- Exercise objective -
Go through the records and show each line where the word "using" occurs.
++++ Provided data ++++
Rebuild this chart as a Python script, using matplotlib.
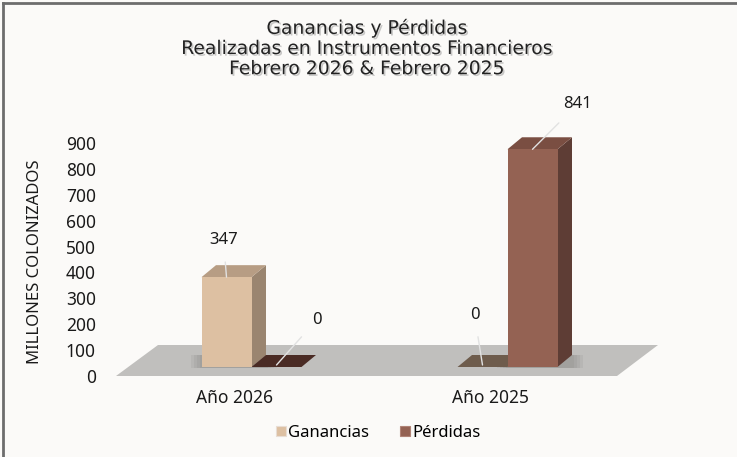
import matplotlib
matplotlib.use("Agg")
import matplotlib.pyplot as plt
from matplotlib.patches import Polygon
from matplotlib.lines import Line2D
import matplotlib.patheffects as pe

# ---------------- data ----------------
categories = ["Año 2026", "Año 2025"]
series_names = ["Ganancias", "Pérdidas"]
ganancias = [347, 0]
perdidas = [0, 841]
yticks = [0, 100, 200, 300, 400, 500, 600, 700, 800, 900]
title = "Ganancias y Pérdidas\nRealizadas en Instrumentos Financieros\nFebrero 2026 & Febrero 2025"
ylabel = "MILLONES COLONIZADOS"

# ---------------- style ----------------
W, H = 737, 457
BG = "#FBFAF8"
front_cols = ["#DDC0A2", "#946253"]
side_cols = ["#9A8570", "#5E3D35"]
top_cols = ["#B79D84", "#7A4E42"]
zero_top_cols = ["#6E5C4C", "#4A2B24"]
FLOOR = "#C0BFBD"

fig = plt.figure(figsize=(W / 100, H / 100), dpi=100, facecolor=BG)

# axes placement in pixels
ax_l, ax_r, ax_t, ax_b = 100, 720, 100, 385
ax = fig.add_axes([ax_l / W, 1 - ax_b / H, (ax_r - ax_l) / W, (ax_b - ax_t) / H])
ax.set_facecolor("none")
px_per_unit_y = 233 / 900.0
px_per_cat = 256.0
x0_px = 235.0
y0_px = 376.0
ax.set_xlim((ax_l - x0_px) / px_per_cat, (ax_r - x0_px) / px_per_cat)
ax.set_ylim((y0_px - ax_b) / px_per_unit_y, (y0_px - ax_t) / px_per_unit_y)

def px_x(dx):
    return dx / px_per_cat

def px_y(dy):
    return dy / px_per_unit_y

# floor (parallelogram)
floor = Polygon([(px_x(116 - x0_px), 0), (px_x(617 - x0_px), 0),
                 (px_x(658 - x0_px), px_y(31)), (px_x(158 - x0_px), px_y(31))],
                closed=True, facecolor=FLOOR, edgecolor="none", zorder=1, clip_on=False)
ax.add_patch(floor)

# 3D-like bars
base = px_y(9)
group_off = px_x(16.5)
bw = px_x(50)
ddx = px_x(14.5)
ddy = px_y(12)
series = [ganancias, perdidas]

for s, vals in enumerate(series):
    for i, v in enumerate(vals):
        xc = i + group_off + (s - 0.5) * bw
        xl, xr = xc - bw / 2, xc + bw / 2
        if v > 0:
            # soft shadow on floor (layered)
            for k in range(4):
                g = px_x(2 + 3 * k)
                sh = Polygon([(xl - g, base - px_y(1)), (xr + ddx + g, base - px_y(1)),
                              (xr + ddx + g, base + ddy), (xl - g, base + ddy)],
                             closed=True, facecolor="#777673", alpha=0.12, edgecolor="none", zorder=2)
                ax.add_patch(sh)
            ax.bar(xc, v, width=bw, bottom=base, color=front_cols[s], edgecolor="none", zorder=4)
            side = Polygon([(xr, base), (xr, base + v), (xr + ddx, base + v + ddy), (xr + ddx, base + ddy)],
                           closed=True, facecolor=side_cols[s], edgecolor="none", zorder=3)
            top = Polygon([(xl, base + v), (xr, base + v), (xr + ddx, base + v + ddy), (xl + ddx, base + v + ddy)],
                          closed=True, facecolor=top_cols[s], edgecolor="none", zorder=3)
            ax.add_patch(side)
            ax.add_patch(top)
        else:
            top = Polygon([(xl, base), (xr, base), (xr + ddx, base + ddy), (xl + ddx, base + ddy)],
                          closed=True, facecolor=zero_top_cols[s], edgecolor="none", zorder=3)
            ax.add_patch(top)

# value labels with leader lines (offsets in pixels)
label_offsets = {(0, 0): (-3, 37), (1, 0): (40, 45), (0, 1): (-8, 50), (1, 1): (45, 45)}
for s, vals in enumerate(series):
    for i, v in enumerate(vals):
        xc = i + group_off + (s - 0.5) * bw
        off = label_offsets[(s, i)]
        if v > 0:
            xy = (xc, base + v)
        else:
            xy = (xc, base + px_y(2))
        ax.annotate(str(v), xy=xy, xytext=off, textcoords="offset pixels",
                    ha="center", va="center", fontsize=12, family="Noto Sans", color="#1a1a1a",
                    zorder=6,
                    arrowprops=dict(arrowstyle="-", color="#E2E2E2", lw=1.0, shrinkA=8, shrinkB=0))

# axes cosmetics
for sp in ax.spines.values():
    sp.set_visible(False)
ax.set_yticks(yticks)
ax.set_yticklabels([str(t) for t in yticks], fontsize=12.5, family="Noto Sans", color="#1a1a1a")
ax.set_xticks(range(len(categories)))
ax.set_xticklabels(categories, fontsize=12.5, family="Noto Sans", color="#1a1a1a")
ax.tick_params(axis="both", length=0)
ax.tick_params(axis="y", pad=3)
ax.tick_params(axis="x", pad=3)
fig.text(35 / W, 1 - 262 / H, ylabel, rotation=90, ha="center", va="center",
         fontsize=12, family="Noto Sans", color="#1a1a1a")

# title
fig.text(367 / W, 1 - 48 / H, title, ha="center", va="center", fontsize=13.5,
         family="DejaVu Sans", color="#222222", linespacing=1.08,
         path_effects=[pe.withSimplePatchShadow(offset=(1.2, -1.2), shadow_rgbFace="#888888", alpha=0.45)])

# legend
handles = [Line2D([], [], marker="s", linestyle="none", markersize=7,
                  markerfacecolor=front_cols[k], markeredgecolor="#E8DDD4" if k == 0 else "#B08376",
                  markeredgewidth=0.8) for k in range(2)]
fig.legend(handles, series_names, loc="center", bbox_to_anchor=(378 / W, 1 - 433 / H), ncol=2,
           frameon=False, prop={"family": "Noto Sans", "size": 12}, handlelength=0.7,
           handletextpad=0.1, columnspacing=1.8)

# partial frame (top and left edges)
fig.add_artist(Line2D([2.5 / W, 2.5 / W], [0, 1 - 2.5 / H], color="#6d6d6d", lw=2))
fig.add_artist(Line2D([2.5 / W, 1], [1 - 2.5 / H, 1 - 2.5 / H], color="#6d6d6d", lw=2))

fig.savefig("out.png", dpi=100, facecolor=BG)
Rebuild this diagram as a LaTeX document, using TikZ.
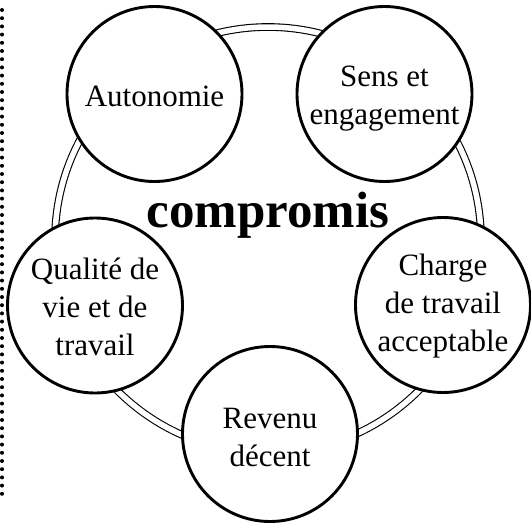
\documentclass[tikz,border=0pt]{standalone}
\usepackage{fontspec}
\setmainfont{Liberation Serif}
\begin{document}
\begin{tikzpicture}[x=1pt,y=-1pt,
  item/.style={circle, draw=black, line width=2.9pt, fill=white, minimum size=175pt, inner sep=0pt},
  txt/.style={align=center, inner sep=0pt, font=\fontsize{31}{38}\selectfont},
  ring/.style={draw=black, line width=1.1pt, double=white, double distance=5.5pt},
  dots/.style={line width=4pt, line cap=round, dash pattern=on 0pt off 8.2pt}]
\useasboundingbox (0,0) rectangle (531,525);
\coordinate (c) at (268,240);
\draw[ring] (c) circle[radius=213pt];
\coordinate (d1) at (2,10);
\coordinate (d2) at (2,498);
\draw[dots] (d1) -- (d2);
\node[item] (auto) at (154.5,94) {};
\node[item] (sens) at (384.5,94) {};
\node[item] (charge) at (443,305) {};
\node[item] (rev) at (270,434) {};
\node[item] (qual) at (95,305.5) {};
\node[txt, yshift=-2pt] (tauto) at (auto.center) {Autonomie};
\node[txt, yshift=-5pt] (tsens) at (sens.center) {Sens et\\engagement};
\node[txt, yshift=-1pt] (tcharge) at (charge.center) {Charge\\de travail\\acceptable};
\node[txt, yshift=-3pt] (trev) at (rev.center) {Revenu\\décent};
\node[txt, yshift=-1pt] (tqual) at (qual.center) {Qualité de\\vie et de\\travail};
\node[font=\bfseries\fontsize{51}{60}\selectfont, anchor=base] (comp) at (268,227) {compromis};
\end{tikzpicture}
\end{document}
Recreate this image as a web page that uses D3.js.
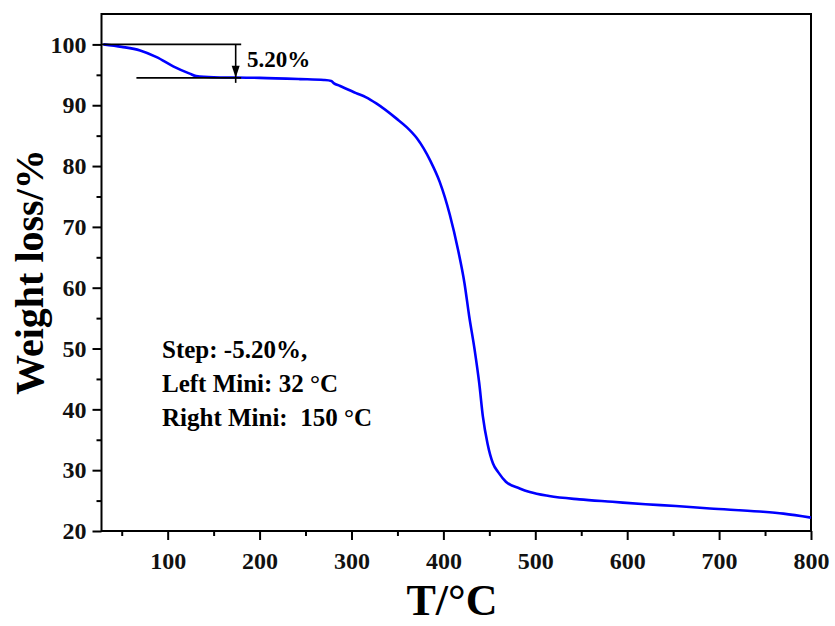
++++
- Expected output -
Rebuild this chart as a Python script, using matplotlib.
Rebuild this diagram as a LaTeX document, using TikZ.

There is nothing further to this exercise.